Tuesday, May 18, 2010

Matty and the Dearingroydes - Richmal Crompton

I spent most of my childhood reading Enid Blyton (before I moved onto Goosebumps and Point Horror... eugh, don't remind me) and thus missed out on quite a lot of classic children's literature. But one series I did include alongside a diet of all things Blyton is the William series by Richmal Crompton. I'm sure everyone knows about the escapades of this eternal eleven-year-old, but if not - hie thee to a library. Anarchic without being too anarchic, and always well-meaning, William Brown is one of the great creations of children's - indeed, any - literature.

It was about eight years ago that I started reading Richmal Crompton's novels for adults, and I was hooked. (This all fits in nicely with Polly's post that I highlighted at the weekend.) There are over thirty, and plenty of
them are very scarce, so it gave me a treasure hunt with wonderful rewards. Frost at Morning is one of my 50 Books You Must Read But May Not Have Heard About, over in the right-hand column, but there are plenty of other wonderful books by this neglected novelist. They are a bit patchy, and the quality is variable, but at her best Crompton is infectious and very comforting.

I've recently re-read one of my favourite Crompton novels, Matty and the Dearingroydes. The title is a bit of a mouthful, but it does what it says on the tin. Matty Dearingroyde makes her living buying clothes door-to-door, and selling them in a secondhand shop. Her method of going door-to-door is a little unusual:

"We'll go down this street and we'll go into the first house with blue curtains."... "We'll go into the first house we come to with a bird-cage in the window."... "I'm going to say the beginning of Paradise Lost to myself and we'll go into the house we've got to when I've reached 'And justify the ways of God to men'."
You begin to sense the sort of character Matty is: irrepressible, a little eccentric, and exactly the sort I always love. Anyway, she knocks at a door and gives her card... and by coincidence she has stumbled upon her extended family.

The rest of the Dearingroydes are well-to-do, and Matty is something of poor relation crossed with a family secret. Some misplaced family loyalty, and some inherited guilty, prompt supercilious Matthew Dearingroyde to 'welcome' Matty into the family circle. But it would be too burdensome for her to live solely with his family, and instead she is to spend a section of the year in various different households.

The plot and its many characters would be too much to summarise here, because Crompton always wields huge casts in fairly short novels, but it's all well drawn. There are parents using their daughter to battle with each other; aging members of respectable families forced to live in a hotel; a shop-owner who pours a little too much alcohol into her cups of tea; a pair of teachers in a silent power struggle - a whole canvas of characters.

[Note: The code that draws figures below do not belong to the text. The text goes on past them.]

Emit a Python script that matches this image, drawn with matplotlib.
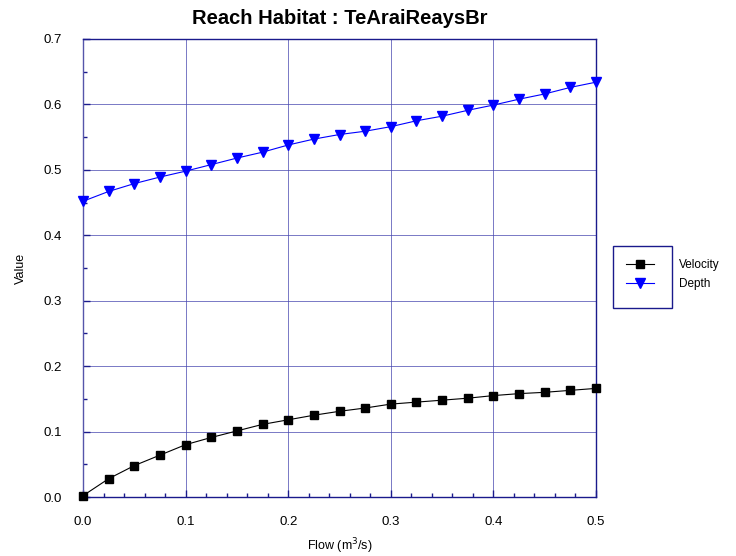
import matplotlib
matplotlib.use("Agg")
import matplotlib.pyplot as plt
from matplotlib.patches import Rectangle
from matplotlib.ticker import MultipleLocator

plt.rcParams['font.family'] = ['Liberation Sans', 'DejaVu Sans']

# data
flow = [0.0, 0.025, 0.05, 0.075, 0.1, 0.125, 0.15, 0.175, 0.2, 0.225, 0.25,
        0.275, 0.3, 0.325, 0.35, 0.375, 0.4, 0.425, 0.45, 0.475, 0.5]
velocity = [0.002, 0.028, 0.048, 0.064, 0.080, 0.091, 0.101, 0.111, 0.118, 0.125, 0.131,
            0.136, 0.142, 0.145, 0.148, 0.151, 0.155, 0.158, 0.160, 0.163, 0.166]
depth = [0.452, 0.467, 0.479, 0.489, 0.498, 0.508, 0.518, 0.527, 0.538, 0.547, 0.554,
         0.559, 0.566, 0.575, 0.582, 0.591, 0.599, 0.608, 0.616, 0.626, 0.634]

navy = '#1a1a8c'

fig = plt.figure(figsize=(7.36, 5.56), dpi=100)
ax = fig.add_axes([0.1128, 0.1061, 0.6970, 0.8238])

ax.plot(flow, velocity, color='black', lw=0.8, marker='s', ms=5.5,
        label='Velocity', clip_on=False, zorder=3)
ax.plot(flow, depth, color='blue', lw=0.8, marker='v', ms=7,
        label='Depth', clip_on=False, zorder=3)

ax.set_xlim(0, 0.5)
ax.set_ylim(0, 0.7)
ax.xaxis.set_major_locator(MultipleLocator(0.1))
ax.xaxis.set_minor_locator(MultipleLocator(0.02))
ax.yaxis.set_major_locator(MultipleLocator(0.1))
ax.yaxis.set_minor_locator(MultipleLocator(0.05))
ax.xaxis.set_major_formatter(plt.FormatStrFormatter('%.1f'))
ax.yaxis.set_major_formatter(plt.FormatStrFormatter('%.1f'))

ax.tick_params(which='both', direction='in', color=navy, labelsize=9.5)
ax.tick_params(axis='x', which='major', pad=14)
ax.tick_params(axis='y', which='major', pad=15)
ax.tick_params(which='major', length=5, width=1)
ax.tick_params(which='minor', length=3, width=1)
for s in ax.spines.values():
    s.set_color(navy)
    s.set_linewidth(1.0)
ax.spines['left'].set_color('#5555aa')

ax.grid(True, which='major', color='#4848b0', lw=0.6, alpha=0.85)
ax.set_axisbelow(True)

ax.set_title('Reach Habitat : TeAraiReaysBr', fontsize=14.5, fontweight='bold', pad=11)
ax.set_xlabel('Flow (m$^3$/s)', fontsize=9, labelpad=6)
ax.set_ylabel('Value', fontsize=9, labelpad=12)

leg = fig.legend(loc='upper left', bbox_to_anchor=(0.836, 0.553), frameon=False,
                 fontsize=8.5, handlelength=2.4, handletextpad=2.1, labelspacing=0.6)
fig.add_artist(Rectangle((613 / 736, 1 - 308 / 556), 59 / 736, 62 / 556,
                         transform=fig.transFigure, fill=False, edgecolor=navy, lw=1))

fig.savefig('out.png', dpi=100)
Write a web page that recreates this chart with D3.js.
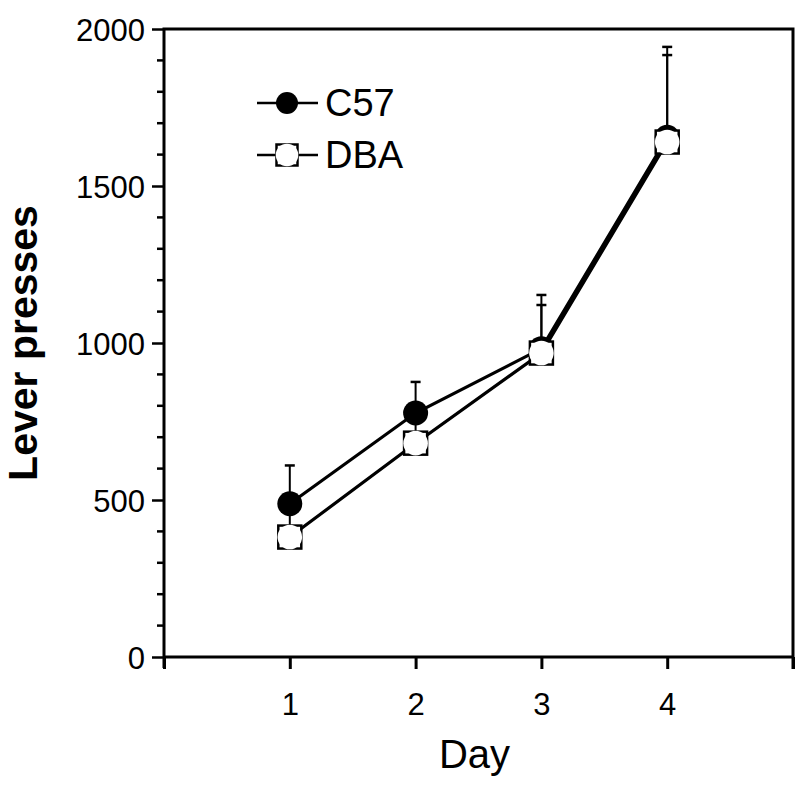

Crompton does often use the same sorts of characters across her novels (the pair of friends, one sucking the other dry of energy, crops up a lot and is always affecting) but they're so involving that I can forgive her. In Matty and the Dearingroydes, because Matty is peripatetic, characters do tend to be left and forgotten once Matty has moved onto the next house - but so, I suppose, they would be. As long as exhuberant Matty is always in the foreground, then that's fine.

Crompton will never be a prose stylist of genius, or even of a very high standing. Her writing certainly isn't bad - it will never make you squirm - but it is mostly just functional. It gets the job done, without being in itself memorable. But Crompton's novels are, and they are definitely comfort reads. I have a stock of ones I've yet to read, and I love knowing they're there waiting for me. Matty and the Dearingroydes is quite tricky to track down, although Oxford country library has it and probably others do too, but you can pick up one of many Richmal Cromptons and be equally diverted. As I said, they are variable, but ones I've loved include Family Roundabout (published by Persephone; currently reprinting), Frost at Morning, Mrs. Frensham Describes a Circle, Narcissa, Millicent Dorrington, Four in Exile, There Are Four Seasons, Linden Rise, Westover, The Ridleys...


Books to get Stuck into:

So many suggestions I could make for this sort of book, but looking back through my past posts, I'm going to plump for...


Miss Mole - E.H. Young: similarly irrepressible older woman encountering a staid and jaded family...

Miss Hargreaves - Frank Baker: always popular here, can't blame a boy for trying - if you haven't read this novel yet, and the idea of an eccentric lady appeals, then you can do no better than this novel which is hilarious, moving, and even sinister, in turns.